IoT Security After “The Interview”

Posted on 22nd December 2014 in defense, Internet of Things, M2M, management, privacy, security, US government

Call me an alarmist, but in the wake of the “Interview” catastrophe (that’s how I see it in terms of both the First Amendment AND asymmetrical cyberwarfare), I see this as a clarion call to the #IoT industry to redouble efforts to make both security AND privacy Job #1.

Here’s the deal: if we want to enhance more and more parts of governmental, commercial, and private lives by clever IoT devices and apps to control them, then there’s an undeniable quid pro quo: we MUST make these devices and apps as secure as possible.

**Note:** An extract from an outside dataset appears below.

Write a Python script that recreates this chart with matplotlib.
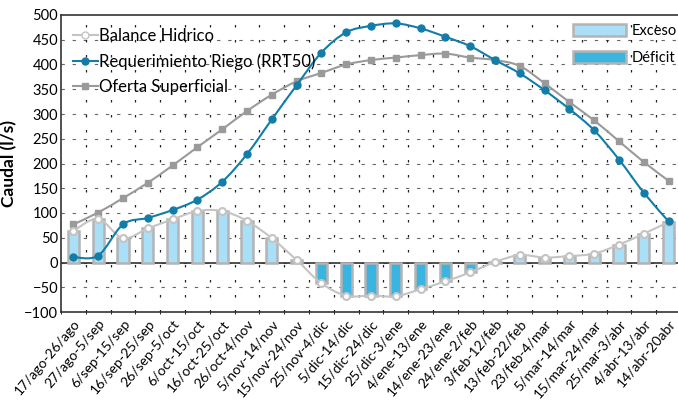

I remember some bright young entrepreneurs speaking at a recent wearables conference, where they apologized for not having put attention on privacy and security yet, saying they’d get to it early next year.

Nope.

Unacceptable.

Security must be built in from the beginning, and constantly upgraded as new threats emerge.  I used to be a corporate crisis manager, and one of the things that was so hard to convince left-brained, extremely rational engineers about was that just because fears were irrational didn’t mean they weren’t real — even the perception of insecure IoT devices and apps has the potential to kill the whole industry, or, as Vanity Fair‘s apocalyptic “Look Out, He’s Got a Phone” article documented, it could literally kill us. As in deader than a doornail.

This incident should have convinced us all that there are some truly evil people out there fixated on bringing us to our collective knees, and they have the tech savvy to do it, using tools such as Shodan. ‘Nuff said?